Improved ADT links or how to display your ABAP source code in a web browser       

By the way the integration of the SAP Web IDE with the ABAP backend to store SAP UI5 applications in ABAP is done via the AIE infrastructure.

Regards,

Thomas.

former_member182411
Active Participant
0 Kudos

Hi,

for my point of view it's everyone's own decision which development environment is best her/him. Setting Eclipse to the current strategic development environment is a logical step for me - at the moment I see the benefit in real project life of combining SAP HANA administration, SAP HANA development (both on ABAP and native as well), ABAP development, SAP Gateway and SAPUI5 in one single Eclipse

installation. Of course, especially for CRM there is the WebUI missing, but the component workbench works very well and why should SAP re-implement it in the same way; maybe a better WebUI component workbench is appreciated.

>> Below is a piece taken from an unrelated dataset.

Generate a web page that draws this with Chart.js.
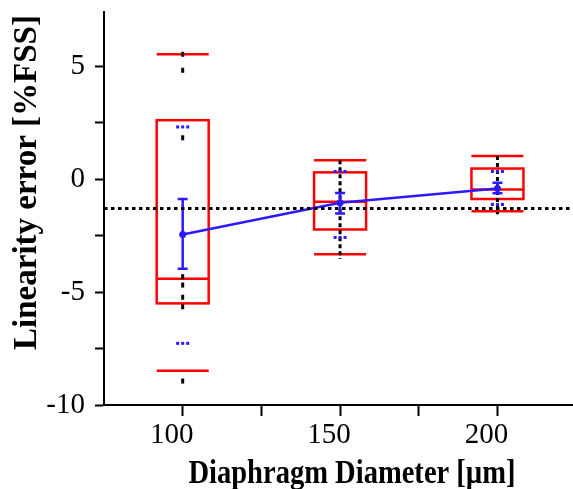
<!DOCTYPE html>
<html>
<head>
<meta charset="utf-8">
<script src="https://cdn.jsdelivr.net/npm/chart.js@4.4.1/dist/chart.umd.min.js"></script>
<style>
  html, body { margin: 0; padding: 0; background: #fff; }
</style>
</head>
<body>
<canvas id="chart" width="573" height="489"></canvas>
<script>
// box plot data per diaphragm diameter
const diameters = [100, 150, 200];
const whiskerHigh = [5.53, 0.84, 1.02];
const boxHigh = [2.61, 0.30, 0.47];
const medians = [-4.41, -1.00, -0.46];
const boxLow = [-5.50, -2.23, -0.88];
const whiskerLow = [-8.48, -3.33, -1.42];
const pctHigh = [2.31, 0.34, 0.34];
const pctLow = [-7.27, -2.58, -1.12];
const means = [-2.45, -1.05, -0.41];
const meanErrHigh = [-0.88, -0.61, -0.16];
const meanErrLow = [-3.97, -1.52, -0.62];
const rangeHigh = [null, 0.84, 1.02];
const rangeLow = [null, -3.54, -1.55];
const samples100 = [5.53, 4.82, 1.83, -4.32, -4.69, -5.23, -5.65, -8.94];
const refLevel = -1.3;
const xTicks = [100, 125, 150, 175, 200];
const yTicks = [-10, -7.5, -5, -2.5, 0, 2.5, 5];

const RED = 'rgb(255, 0, 0)';
const BLUE = 'rgb(45, 25, 255)';
const SERIF = '"Liberation Serif", "Times New Roman", serif';

const boxPlugin = {
    id: 'boxPlot',
    beforeDatasetsDraw(chart) {
        const { ctx, scales: { x, y } } = chart;
        const half = 26;
        ctx.save();
        diameters.forEach(function (d, i) {
            const cx = x.getPixelForValue(d);
            // red box, caps and median
            ctx.strokeStyle = RED;
            ctx.lineWidth = 2.5;
            ctx.setLineDash([]);
            const top = y.getPixelForValue(boxHigh[i]);
            const bot = y.getPixelForValue(boxLow[i]);
            ctx.strokeRect(cx - half, top, half * 2, bot - top);
            [whiskerHigh[i], whiskerLow[i], medians[i]].forEach(function (v) {
                const py = y.getPixelForValue(v);
                ctx.beginPath();
                ctx.moveTo(cx - half, py);
                ctx.lineTo(cx + half, py);
                ctx.stroke();
            });
            // black dashed range
            if (rangeHigh[i] !== null) {
                ctx.strokeStyle = '#000';
                ctx.lineWidth = 3;
                ctx.setLineDash([4, 3]);
                ctx.beginPath();
                ctx.moveTo(cx, y.getPixelForValue(rangeHigh[i]));
                ctx.lineTo(cx, y.getPixelForValue(rangeLow[i]));
                ctx.stroke();
                ctx.setLineDash([]);
            }
            // blue percentile marks
            ctx.fillStyle = BLUE;
            [pctHigh[i], pctLow[i]].forEach(function (v) {
                const py = y.getPixelForValue(v);
                [-5, 0, 5].forEach(function (k) {
                    ctx.fillRect(cx + k - 1.5, py - 1.5, 3, 3);
                });
            });
            // blue error bar of the mean
            ctx.strokeStyle = BLUE;
            ctx.lineWidth = 2.5;
            const et = y.getPixelForValue(meanErrHigh[i]);
            const eb = y.getPixelForValue(meanErrLow[i]);
            ctx.beginPath();
            ctx.moveTo(cx, et); ctx.lineTo(cx, eb);
            ctx.moveTo(cx - 5, et); ctx.lineTo(cx + 5, et);
            ctx.moveTo(cx - 5, eb); ctx.lineTo(cx + 5, eb);
            ctx.stroke();
        });
        ctx.restore();
    }
};

const titlePlugin = {
    id: 'axisTitles',
    afterDraw(chart) {
        const ctx = chart.ctx;
        ctx.save();
        ctx.fillStyle = '#000';
        ctx.font = 'bold 33px ' + SERIF;
        ctx.textAlign = 'center';
        ctx.textBaseline = 'alphabetic';
        ctx.save();
        ctx.translate(352, 483);
        ctx.scale(0.865, 1);
        ctx.fillText('Diaphragm Diameter [µm]', 0, 0);
        ctx.restore();
        ctx.translate(36, 182.5);
        ctx.rotate(-Math.PI / 2);
        ctx.fillText('Linearity error [%FSS]', 0, 0);
        ctx.restore();
    }
};

const tickFont = { family: SERIF, size: 29 };

const ctx = document.getElementById('chart').getContext('2d');
new Chart(ctx, {
    type: 'scatter',
    data: {
        datasets: [
            {
                type: 'line',
                data: [{ x: 75, y: refLevel }, { x: 224, y: refLevel }],
                borderColor: '#000',
                borderWidth: 3,
                borderDash: [3.5, 3.5],
                pointRadius: 0,
            },
            {
                type: 'line',
                data: diameters.map((d, i) => ({ x: d, y: means[i] })),
                borderColor: BLUE,
                backgroundColor: BLUE,
                borderWidth: 2.5,
                pointRadius: 3.5,
                pointBorderWidth: 0,
            },
            {
                data: samples100.map(v => ({ x: diameters[0], y: v })),
                pointStyle: 'line',
                rotation: 90,
                radius: 2.5,
                borderWidth: 3,
                borderColor: '#000',
            },
        ],
    },
    options: {
        responsive: false,
        animation: false,
        layout: { autoPadding: false, padding: { top: 12, left: 0, right: 0, bottom: 0 } },
        plugins: { legend: { display: false }, tooltip: { enabled: false } },
        scales: {
            x: {
                type: 'linear',
                min: 75,
                max: 224,
                afterBuildTicks: s => { s.ticks = xTicks.map(v => ({ value: v })); },
                afterFit: s => { s.height = 84; s.paddingLeft = 0; s.paddingRight = 0; },
                ticks: {
                    callback: v => (v % 50 === 0 ? v : ''),
                    font: tickFont,
                    color: '#000',
                    padding: 2,
                    labelOffset: -11,
                    maxRotation: 0,
                    autoSkip: false,
                },
                grid: { drawOnChartArea: false, tickLength: 11, tickWidth: 2, tickColor: '#000' },
                border: { color: '#000', width: 2 },
            },
            y: {
                min: -10,
                max: 7.4,
                afterBuildTicks: s => { s.ticks = yTicks.map(v => ({ value: v })); },
                afterFit: s => { s.width = 104; s.paddingTop = 0; s.paddingBottom = 0; },
                ticks: {
                    callback: v => (v % 5 === 0 ? v : ''),
                    font: tickFont,
                    color: '#000',
                    padding: 10,
                    autoSkip: false,
                },
                grid: { drawOnChartArea: false, tickLength: 9, tickWidth: 2, tickColor: '#000' },
                border: { color: '#000', width: 2 },
            },
        },
    },
    plugins: [boxPlugin, titlePlugin],
});
</script>
</body>
</html>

But at the same time I understand everybody who says "I perform best in SE80" - and that is okay (if she/he doesn't need the new fancy features but view building is hard in SE80 without CDS); co-existence is important.

Now to Google: why should we care if they stop to support Eclipse? Of course, some developers using Gateway services are affected if ADT (did not know that Google has also an ADT ;-)) is not supported any more. And by the way, not everything Google does is important (to me). But SAP WebIDE will be (to me).

So I really encourage everybody: if you've got constructive feedback or some ideas (e.g. I like the point of integrating Eclipse SAP-ADT with WebIDE) please write a small blog with some screenshots if necessary and we've got a discussion base.